4. Optical Character Recognition (OCR)
For simpler CAPTCHAs, OCR (Optical Character Recognition) software can be employed to try and read the text from the CAPTCHA image automatically. Libraries like Tesseract can be integrated with Java.
// Example of using Tesseract with Java (Pseudocode)
// You will need to add a Java wrapper for Tesseract to your project dependencies
Tesseract tesseract = new Tesseract();
tesseract.setDatapath("/path/to/tesseract/data");
String captchaText = tesseract.doOCR(captchaImageFile);
// Then use `captchaText` as part of your form submission or request to the server
5. CAPTCHA Bypass Techniques
In some cases, websites might have flaws or loopholes in their CAPTCHA implementation, which could be exploited to bypass them. However, these techniques are highly specific to the individual website, and exploiting them may be illegal or unethical.
Important Considerations
- Legality and Ethics: Web scraping and the circumvention of CAPTCHAs can raise legal and ethical questions. Always ensure that your actions are in compliance with local laws and the terms of service of the website.

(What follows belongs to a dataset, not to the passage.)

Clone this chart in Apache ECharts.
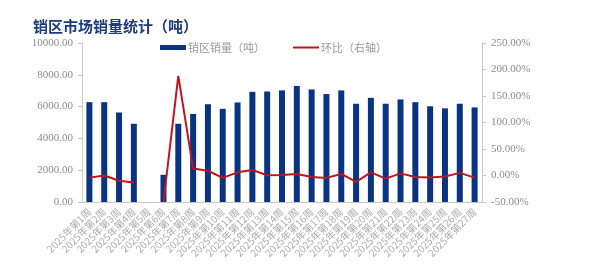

- Respect for Websites: Websites use CAPTCHAs to prevent abuse. Frequently attempting to scrape a website in a way that triggers CAPTCHAs can put a strain on their resources and can be considered hostile.
Conclusion
When scraping with Java, dealing with CAPTCHAs typically involves either manual intervention, outsourcing to a CAPTCHA solving service, or attempting to avoid them altogether through smart scraping practices. It is crucial to consider the legal and ethical implications of scraping and CAPTCHA circumvention before proceeding.